[Exercise objective] Each line in the entries below that holds the string "this" is to be listed.

══ Stored records ══

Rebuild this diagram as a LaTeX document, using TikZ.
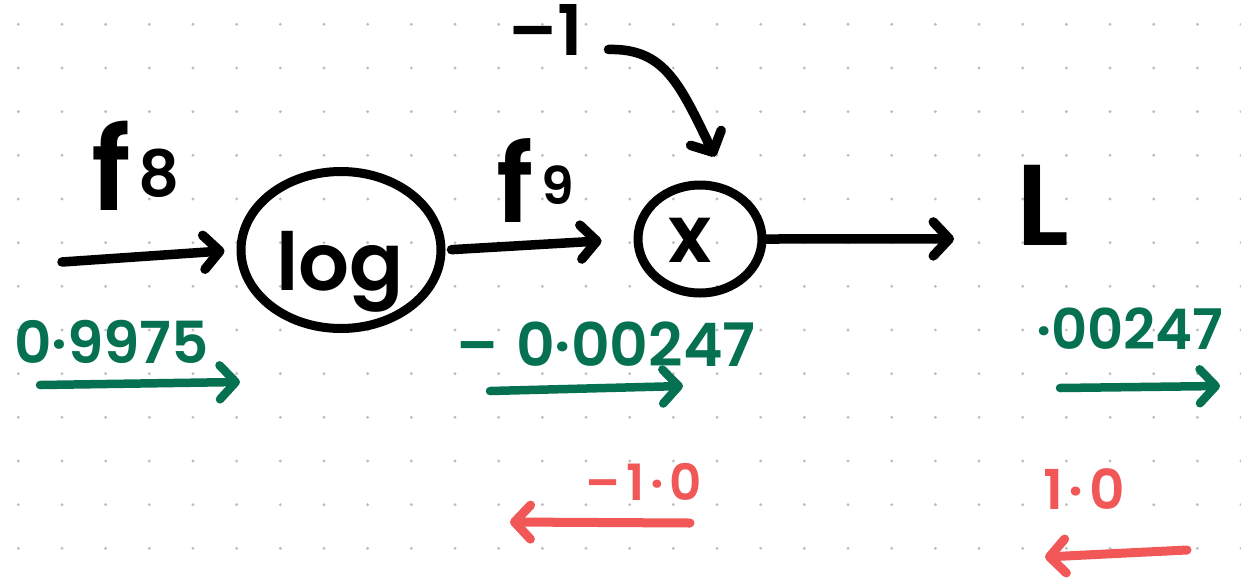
\documentclass[tikz,border=0pt]{standalone}
\usepackage{fontspec}
\setmainfont{Poppins}[BoldFont={Poppins SemiBold}]
\usetikzlibrary{arrows.meta,shapes.geometric,calc}
\definecolor{grn}{RGB}{6,113,80}
\definecolor{rd}{RGB}{242,87,87}
\definecolor{dotc}{RGB}{190,190,190}
\newcommand\fsz[1]{\fontsize{#1}{#1}\selectfont}
\begin{document}
\begin{tikzpicture}[x=1pt,y=-1pt,
  stroke/.style={line width=9.5pt,line cap=round,line join=round},
  arr/.style={stroke,-{Straight Barb[length=16pt,width=34pt,line cap=round,line join=round]}},
  garr/.style={arr,draw=grn,line width=8.5pt},
  rarr/.style={arr,draw=rd,line width=9pt},
  circ/.style={ellipse,draw,line width=9pt,inner sep=0pt},
  lbl/.style={anchor=base west,inner sep=0pt,outer sep=0pt,font=\bfseries},
  glbl/.style={lbl,text=grn},
  rlbl/.style={lbl,text=rd}]
\fill[white] (0,0) rectangle (1241,587);
\useasboundingbox (0,0) rectangle (1241,587);
% dot grid
\foreach \i in {0,...,28}{
  \foreach \j in {0,...,12}{
    \fill[dotc] ({18.3+43.67*\i},{24.3+43.67*\j}) circle (1.6);
  }
}
% main nodes
\node[circ,minimum width=200pt,minimum height=157pt] (log) at (341,250) {};
\node[circ,minimum width=124pt,minimum height=108pt] (xn) at (700,239) {};
\node[lbl] (logt) at (276,290) {\fsz{80}log};
\node[lbl] (xt) at (668,262) {\fsz{80}x};
\node[lbl] (Lt) at (1016,245) {\fsz{115}L};
\node[lbl] (f8) at (91,210) {\fsz{115}f\hspace{8pt}\raisebox{14pt}{\fsz{64}8}};
\node[lbl] (f9) at (496,222) {\fsz{108}f\hspace{8pt}\raisebox{18pt}{\fsz{52}9}};
\node[lbl] (m1) at (508,55) {\fsz{70}–1};
% black connectors
\coordinate (in) at (62,262);
\draw[arr,shorten >=12pt] (in) -- (log.west);
\draw[arr,shorten <=6pt,shorten >=32pt] (log.east) -- (xn.west);
\draw[arr,shorten >=62pt] (xn.east) -- ([yshift=-34pt]Lt.west);
\draw[arr] ([xshift=26pt,yshift=-20pt]m1.east) .. controls (665,48) and (680,85) .. ($(xn.north)+(15,-24)$);
% green values
\node[glbl] (g1t) at (14,363) {\fsz{58}0·9975};
\node[glbl] (g2t) at (456,366) {\fsz{60}–\hspace{18pt}0·00247};
\node[glbl] (g3t) at (1036,349) {\fsz{56}·00247};
\coordinate (g1a) at (40,385); \coordinate (g1b) at (240,382);
\coordinate (g2a) at (490,391); \coordinate (g2b) at (683,386);
\coordinate (g3a) at (1060,388); \coordinate (g3b) at (1220,386);
\draw[garr] (g1a) -- (g1b);
\draw[garr] (g2a) -- (g2b);
\draw[garr] (g3a) -- (g3b);
% red values
\node[rlbl] (r1t) at (585,500) {\fsz{50}–\hspace{6pt}1\hspace{6pt}·\hspace{6pt}0};
\node[rlbl] (r2t) at (1043,509) {\fsz{55}1\hspace{6pt}·\hspace{6pt}0};
\coordinate (r1a) at (690,523); \coordinate (r1b) at (510,522);
\coordinate (r2a) at (1187,550); \coordinate (r2b) at (1045,557);
\draw[rarr] (r1a) -- (r1b);
\draw[rarr] (r2a) -- (r2b);
\end{tikzpicture}
\end{document}
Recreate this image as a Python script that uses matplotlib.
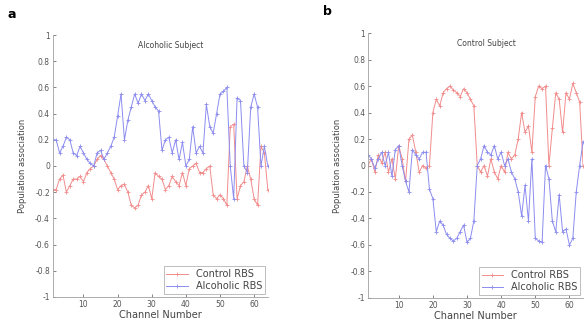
import matplotlib.pyplot as plt
import numpy as np

# Channel numbers
channels = np.arange(1, 65)

# Panel a: Alcoholic Subject
alc_subj_control_rbs = [-0.18, -0.18, -0.10, -0.07, -0.20, -0.15, -0.10, -0.10, -0.08, -0.12,
                        -0.05, -0.02, 0.00, 0.05, 0.08, 0.05, 0.00, -0.05, -0.10, -0.18,
                        -0.15, -0.14, -0.20, -0.30, -0.32, -0.30, -0.22, -0.20, -0.15, -0.25,
                        -0.05, -0.08, -0.10, -0.18, -0.15, -0.08, -0.12, -0.15, -0.05, -0.15,
                        -0.02, 0.00, 0.02, -0.05, -0.05, -0.02, 0.00, -0.22, -0.25, -0.22,
                        -0.25, -0.30, 0.30, 0.32, -0.25, -0.15, -0.12, 0.00, -0.10, -0.25,
                        -0.30, 0.15, 0.10, -0.18]
alc_subj_alcoholic_rbs = [0.20, 0.20, 0.10, 0.15, 0.22, 0.20, 0.10, 0.08, 0.15, 0.10,
                          0.05, 0.02, 0.00, 0.10, 0.12, 0.05, 0.10, 0.15, 0.22, 0.38,
                          0.55, 0.20, 0.35, 0.45, 0.55, 0.48, 0.55, 0.50, 0.55, 0.50,
                          0.45, 0.42, 0.12, 0.20, 0.22, 0.10, 0.20, 0.05, 0.18, 0.00,
                          0.05, 0.30, 0.10, 0.15, 0.10, 0.47, 0.30, 0.25, 0.40, 0.55,
                          0.57, 0.60, 0.00, -0.25, 0.52, 0.50, 0.00, -0.05, 0.45, 0.55,
                          0.45, 0.00, 0.15, 0.00]

# Panel b: Control Subject
ctl_subj_control_rbs = [0.00, 0.05, -0.05, 0.08, 0.02, 0.10, -0.05, 0.05, -0.10, 0.15,
                        0.05, -0.12, 0.20, 0.23, 0.10, -0.05, 0.00, -0.02, 0.00, 0.40,
                        0.50, 0.45, 0.55, 0.58, 0.60, 0.57, 0.55, 0.52, 0.58, 0.55,
                        0.50, 0.45, 0.00, -0.05, 0.00, -0.08, 0.05, -0.05, -0.10, 0.00,
                        -0.05, 0.10, 0.05, 0.08, 0.20, 0.40, 0.25, 0.30, 0.10, 0.52,
                        0.60, 0.58, 0.60, 0.00, 0.28, 0.55, 0.50, 0.25, 0.55, 0.50,
                        0.62, 0.55, 0.48, 0.00]
ctl_subj_alcoholic_rbs = [0.08, 0.05, -0.02, 0.05, 0.10, 0.00, 0.10, -0.08, 0.12, 0.15,
                          0.00, -0.12, -0.20, 0.12, 0.08, 0.05, 0.10, 0.10, -0.18, -0.25,
                          -0.50, -0.42, -0.45, -0.52, -0.55, -0.57, -0.55, -0.50, -0.45, -0.58,
                          -0.55, -0.42, 0.00, 0.05, 0.15, 0.10, 0.08, 0.15, 0.05, 0.10,
                          0.00, 0.05, -0.05, -0.10, -0.20, -0.38, -0.15, -0.42, 0.05, -0.55,
                          -0.57, -0.58, 0.00, -0.10, -0.42, -0.50, -0.22, -0.50, -0.48, -0.60,
                          -0.55, -0.20, 0.00, 0.18]

yticks = np.round(np.arange(-1, 1.01, 0.2), 1)
ytick_labels = ["%g" % (v + 0.0) for v in yticks]  # + 0.0 avoids "-0"
xticks = [10, 20, 30, 40, 50, 60]

red = "#f28c8c"
blue = "#8c8cf0"
grey = "#a0a0a0"

fig = plt.figure(figsize=(5.86, 3.31), dpi=100)
ax_a = fig.add_axes([0.090, 0.103, 0.367, 0.791])
ax_b = fig.add_axes([0.628, 0.100, 0.367, 0.800])

panels = [
    (ax_a, alc_subj_control_rbs, alc_subj_alcoholic_rbs, "Alcoholic Subject", "a"),
    (ax_b, ctl_subj_control_rbs, ctl_subj_alcoholic_rbs, "Control Subject", "b"),
]

for ax, ctl, alc, title, letter in panels:
    ax.plot(channels, ctl, color=red, lw=0.7, marker="+", ms=3, mew=0.6, label="Control RBS")
    ax.plot(channels, alc, color=blue, lw=0.7, marker="+", ms=3, mew=0.6, label="Alcoholic RBS")
    ax.set_xlim(1, 64)
    ax.set_ylim(-1, 1)
    ax.set_xticks(xticks)
    ax.set_yticks(yticks)
    ax.set_yticklabels(ytick_labels)
    ax.tick_params(direction="in", length=2, width=0.5, labelsize=5.5, colors="#555555", pad=2)
    for side in ["top", "right"]:
        ax.spines[side].set_visible(False)
    for side in ["left", "bottom"]:
        ax.spines[side].set_color(grey)
        ax.spines[side].set_linewidth(0.6)
    ax.text(0.55, 0.96, title, transform=ax.transAxes, ha="center", va="center",
            fontsize=5.5, color="#444444")
    ax.set_xlabel("Channel Number", fontsize=7, color="#444444", labelpad=1)
    ax.set_ylabel("Population association", fontsize=6, color="#444444", labelpad=6)
    leg = ax.legend(loc="lower right", fontsize=7, frameon=True, fancybox=False,
                    handlelength=2.2, borderpad=0.3, labelspacing=0.2, borderaxespad=0.3)
    leg.get_frame().set_edgecolor(grey)
    leg.get_frame().set_linewidth(0.6)
    for t in leg.get_texts():
        t.set_color("#444444")
    ax.text(-0.19, 1.08, letter, transform=ax.transAxes, fontsize=9, fontweight="bold",
            ha="center", va="center")

fig.savefig("out.png", dpi=100)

═══

[Written answer]
Rebuild this diagram as a LaTeX document, using TikZ.
Recreate this image as a Python script that uses matplotlib.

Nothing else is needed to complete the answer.